_CHALLENGE_
Images should be left out, and everything else in the listing reproduced exactly.

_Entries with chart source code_
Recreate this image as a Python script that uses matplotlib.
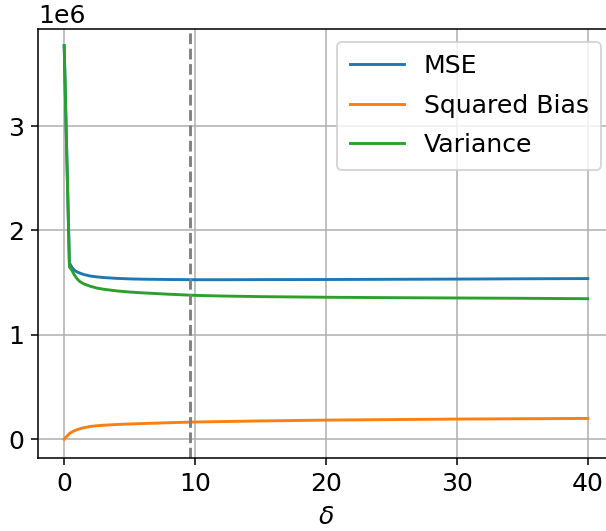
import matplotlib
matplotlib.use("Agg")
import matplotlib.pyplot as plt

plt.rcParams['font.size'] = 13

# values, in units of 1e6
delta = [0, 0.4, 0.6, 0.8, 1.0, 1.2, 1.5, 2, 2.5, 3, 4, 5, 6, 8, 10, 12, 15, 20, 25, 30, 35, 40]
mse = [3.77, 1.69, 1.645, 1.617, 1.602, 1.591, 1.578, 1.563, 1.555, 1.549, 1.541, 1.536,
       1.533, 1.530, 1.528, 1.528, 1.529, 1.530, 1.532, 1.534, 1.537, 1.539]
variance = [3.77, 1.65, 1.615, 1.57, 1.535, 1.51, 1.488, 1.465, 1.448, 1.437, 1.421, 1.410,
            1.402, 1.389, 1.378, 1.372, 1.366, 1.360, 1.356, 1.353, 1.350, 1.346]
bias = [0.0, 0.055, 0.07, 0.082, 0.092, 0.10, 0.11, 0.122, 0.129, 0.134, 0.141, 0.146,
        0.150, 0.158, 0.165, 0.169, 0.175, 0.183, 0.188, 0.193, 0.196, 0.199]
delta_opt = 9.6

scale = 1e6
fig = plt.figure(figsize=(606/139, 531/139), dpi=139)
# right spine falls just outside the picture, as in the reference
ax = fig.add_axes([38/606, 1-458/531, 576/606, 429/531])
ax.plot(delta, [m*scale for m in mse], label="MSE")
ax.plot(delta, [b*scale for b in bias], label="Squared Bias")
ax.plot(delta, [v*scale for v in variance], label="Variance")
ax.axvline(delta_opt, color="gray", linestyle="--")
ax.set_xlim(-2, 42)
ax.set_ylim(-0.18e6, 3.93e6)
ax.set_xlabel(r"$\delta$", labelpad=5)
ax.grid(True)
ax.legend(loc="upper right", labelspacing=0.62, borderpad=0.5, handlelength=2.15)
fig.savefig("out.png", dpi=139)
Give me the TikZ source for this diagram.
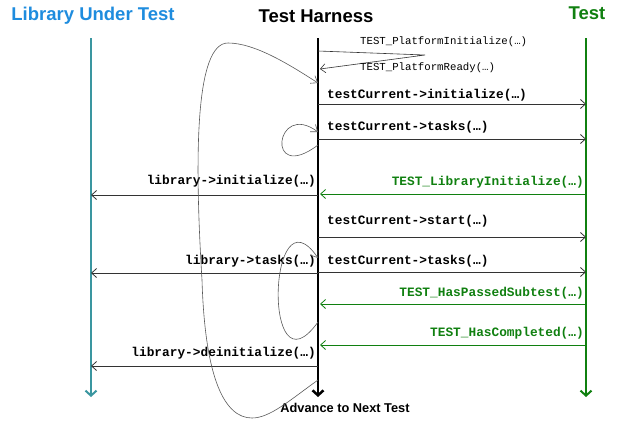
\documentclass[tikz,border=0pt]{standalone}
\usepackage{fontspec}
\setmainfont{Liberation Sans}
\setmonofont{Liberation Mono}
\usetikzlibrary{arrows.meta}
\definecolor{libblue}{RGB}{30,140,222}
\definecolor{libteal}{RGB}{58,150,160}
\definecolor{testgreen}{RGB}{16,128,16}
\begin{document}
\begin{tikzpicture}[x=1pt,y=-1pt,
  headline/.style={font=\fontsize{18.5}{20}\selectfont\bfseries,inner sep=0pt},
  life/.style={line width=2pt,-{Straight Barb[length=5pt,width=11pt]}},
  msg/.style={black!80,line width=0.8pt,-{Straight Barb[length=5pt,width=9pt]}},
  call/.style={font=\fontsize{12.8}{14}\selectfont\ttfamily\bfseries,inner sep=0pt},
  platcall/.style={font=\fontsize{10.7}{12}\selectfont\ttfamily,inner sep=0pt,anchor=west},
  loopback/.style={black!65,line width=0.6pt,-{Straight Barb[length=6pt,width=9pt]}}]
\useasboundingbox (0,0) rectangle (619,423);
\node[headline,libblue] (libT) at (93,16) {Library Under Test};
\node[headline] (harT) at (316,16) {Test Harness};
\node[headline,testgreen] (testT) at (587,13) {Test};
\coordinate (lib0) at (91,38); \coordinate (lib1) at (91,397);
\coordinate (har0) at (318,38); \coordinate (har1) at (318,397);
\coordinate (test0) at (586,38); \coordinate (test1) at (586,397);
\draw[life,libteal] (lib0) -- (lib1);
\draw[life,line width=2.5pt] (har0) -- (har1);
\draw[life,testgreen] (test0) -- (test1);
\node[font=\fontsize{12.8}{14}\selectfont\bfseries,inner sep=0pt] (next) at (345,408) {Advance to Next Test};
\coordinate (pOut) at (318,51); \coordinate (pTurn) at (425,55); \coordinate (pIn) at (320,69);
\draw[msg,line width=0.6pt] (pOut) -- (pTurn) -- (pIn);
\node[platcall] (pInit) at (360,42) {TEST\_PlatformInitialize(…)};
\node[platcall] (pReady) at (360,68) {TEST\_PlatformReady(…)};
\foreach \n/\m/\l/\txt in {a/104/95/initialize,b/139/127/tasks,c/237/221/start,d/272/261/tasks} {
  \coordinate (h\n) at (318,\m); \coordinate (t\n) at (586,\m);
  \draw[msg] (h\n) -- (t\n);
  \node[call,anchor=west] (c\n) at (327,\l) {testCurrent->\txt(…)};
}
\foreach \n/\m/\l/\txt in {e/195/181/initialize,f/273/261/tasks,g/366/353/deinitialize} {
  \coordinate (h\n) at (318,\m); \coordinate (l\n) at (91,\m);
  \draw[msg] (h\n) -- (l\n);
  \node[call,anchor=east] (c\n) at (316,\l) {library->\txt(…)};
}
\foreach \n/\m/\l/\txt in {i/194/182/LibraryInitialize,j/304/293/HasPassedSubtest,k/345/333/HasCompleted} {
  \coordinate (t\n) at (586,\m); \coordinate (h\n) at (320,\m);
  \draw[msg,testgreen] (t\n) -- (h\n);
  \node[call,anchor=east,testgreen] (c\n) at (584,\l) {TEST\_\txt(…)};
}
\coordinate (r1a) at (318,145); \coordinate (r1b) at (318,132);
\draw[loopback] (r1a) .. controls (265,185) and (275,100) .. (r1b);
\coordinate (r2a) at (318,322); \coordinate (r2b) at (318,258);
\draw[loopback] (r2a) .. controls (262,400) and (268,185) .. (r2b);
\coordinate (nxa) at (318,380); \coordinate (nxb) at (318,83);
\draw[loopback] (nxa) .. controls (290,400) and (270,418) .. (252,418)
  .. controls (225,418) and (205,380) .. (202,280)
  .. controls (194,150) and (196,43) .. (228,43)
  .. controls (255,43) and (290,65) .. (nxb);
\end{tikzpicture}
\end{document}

_COMPLETE ANSWER_
Recreate this image as a Python script that uses matplotlib.
import matplotlib
matplotlib.use("Agg")
import matplotlib.pyplot as plt

plt.rcParams['font.size'] = 13

# values, in units of 1e6
delta = [0, 0.4, 0.6, 0.8, 1.0, 1.2, 1.5, 2, 2.5, 3, 4, 5, 6, 8, 10, 12, 15, 20, 25, 30, 35, 40]
mse = [3.77, 1.69, 1.645, 1.617, 1.602, 1.591, 1.578, 1.563, 1.555, 1.549, 1.541, 1.536,
       1.533, 1.530, 1.528, 1.528, 1.529, 1.530, 1.532, 1.534, 1.537, 1.539]
variance = [3.77, 1.65, 1.615, 1.57, 1.535, 1.51, 1.488, 1.465, 1.448, 1.437, 1.421, 1.410,
            1.402, 1.389, 1.378, 1.372, 1.366, 1.360, 1.356, 1.353, 1.350, 1.346]
bias = [0.0, 0.055, 0.07, 0.082, 0.092, 0.10, 0.11, 0.122, 0.129, 0.134, 0.141, 0.146,
        0.150, 0.158, 0.165, 0.169, 0.175, 0.183, 0.188, 0.193, 0.196, 0.199]
delta_opt = 9.6

scale = 1e6
fig = plt.figure(figsize=(606/139, 531/139), dpi=139)
# right spine falls just outside the picture, as in the reference
ax = fig.add_axes([38/606, 1-458/531, 576/606, 429/531])
ax.plot(delta, [m*scale for m in mse], label="MSE")
ax.plot(delta, [b*scale for b in bias], label="Squared Bias")
ax.plot(delta, [v*scale for v in variance], label="Variance")
ax.axvline(delta_opt, color="gray", linestyle="--")
ax.set_xlim(-2, 42)
ax.set_ylim(-0.18e6, 3.93e6)
ax.set_xlabel(r"$\delta$", labelpad=5)
ax.grid(True)
ax.legend(loc="upper right", labelspacing=0.62, borderpad=0.5, handlelength=2.15)
fig.savefig("out.png", dpi=139)
Give me the TikZ source for this diagram.
\documentclass[tikz,border=0pt]{standalone}
\usepackage{fontspec}
\setmainfont{Liberation Sans}
\setmonofont{Liberation Mono}
\usetikzlibrary{arrows.meta}
\definecolor{libblue}{RGB}{30,140,222}
\definecolor{libteal}{RGB}{58,150,160}
\definecolor{testgreen}{RGB}{16,128,16}
\begin{document}
\begin{tikzpicture}[x=1pt,y=-1pt,
  headline/.style={font=\fontsize{18.5}{20}\selectfont\bfseries,inner sep=0pt},
  life/.style={line width=2pt,-{Straight Barb[length=5pt,width=11pt]}},
  msg/.style={black!80,line width=0.8pt,-{Straight Barb[length=5pt,width=9pt]}},
  call/.style={font=\fontsize{12.8}{14}\selectfont\ttfamily\bfseries,inner sep=0pt},
  platcall/.style={font=\fontsize{10.7}{12}\selectfont\ttfamily,inner sep=0pt,anchor=west},
  loopback/.style={black!65,line width=0.6pt,-{Straight Barb[length=6pt,width=9pt]}}]
\useasboundingbox (0,0) rectangle (619,423);
\node[headline,libblue] (libT) at (93,16) {Library Under Test};
\node[headline] (harT) at (316,16) {Test Harness};
\node[headline,testgreen] (testT) at (587,13) {Test};
\coordinate (lib0) at (91,38); \coordinate (lib1) at (91,397);
\coordinate (har0) at (318,38); \coordinate (har1) at (318,397);
\coordinate (test0) at (586,38); \coordinate (test1) at (586,397);
\draw[life,libteal] (lib0) -- (lib1);
\draw[life,line width=2.5pt] (har0) -- (har1);
\draw[life,testgreen] (test0) -- (test1);
\node[font=\fontsize{12.8}{14}\selectfont\bfseries,inner sep=0pt] (next) at (345,408) {Advance to Next Test};
\coordinate (pOut) at (318,51); \coordinate (pTurn) at (425,55); \coordinate (pIn) at (320,69);
\draw[msg,line width=0.6pt] (pOut) -- (pTurn) -- (pIn);
\node[platcall] (pInit) at (360,42) {TEST\_PlatformInitialize(…)};
\node[platcall] (pReady) at (360,68) {TEST\_PlatformReady(…)};
\foreach \n/\m/\l/\txt in {a/104/95/initialize,b/139/127/tasks,c/237/221/start,d/272/261/tasks} {
  \coordinate (h\n) at (318,\m); \coordinate (t\n) at (586,\m);
  \draw[msg] (h\n) -- (t\n);
  \node[call,anchor=west] (c\n) at (327,\l) {testCurrent->\txt(…)};
}
\foreach \n/\m/\l/\txt in {e/195/181/initialize,f/273/261/tasks,g/366/353/deinitialize} {
  \coordinate (h\n) at (318,\m); \coordinate (l\n) at (91,\m);
  \draw[msg] (h\n) -- (l\n);
  \node[call,anchor=east] (c\n) at (316,\l) {library->\txt(…)};
}
\foreach \n/\m/\l/\txt in {i/194/182/LibraryInitialize,j/304/293/HasPassedSubtest,k/345/333/HasCompleted} {
  \coordinate (t\n) at (586,\m); \coordinate (h\n) at (320,\m);
  \draw[msg,testgreen] (t\n) -- (h\n);
  \node[call,anchor=east,testgreen] (c\n) at (584,\l) {TEST\_\txt(…)};
}
\coordinate (r1a) at (318,145); \coordinate (r1b) at (318,132);
\draw[loopback] (r1a) .. controls (265,185) and (275,100) .. (r1b);
\coordinate (r2a) at (318,322); \coordinate (r2b) at (318,258);
\draw[loopback] (r2a) .. controls (262,400) and (268,185) .. (r2b);
\coordinate (nxa) at (318,380); \coordinate (nxb) at (318,83);
\draw[loopback] (nxa) .. controls (290,400) and (270,418) .. (252,418)
  .. controls (225,418) and (205,380) .. (202,280)
  .. controls (194,150) and (196,43) .. (228,43)
  .. controls (255,43) and (290,65) .. (nxb);
\end{tikzpicture}
\end{document}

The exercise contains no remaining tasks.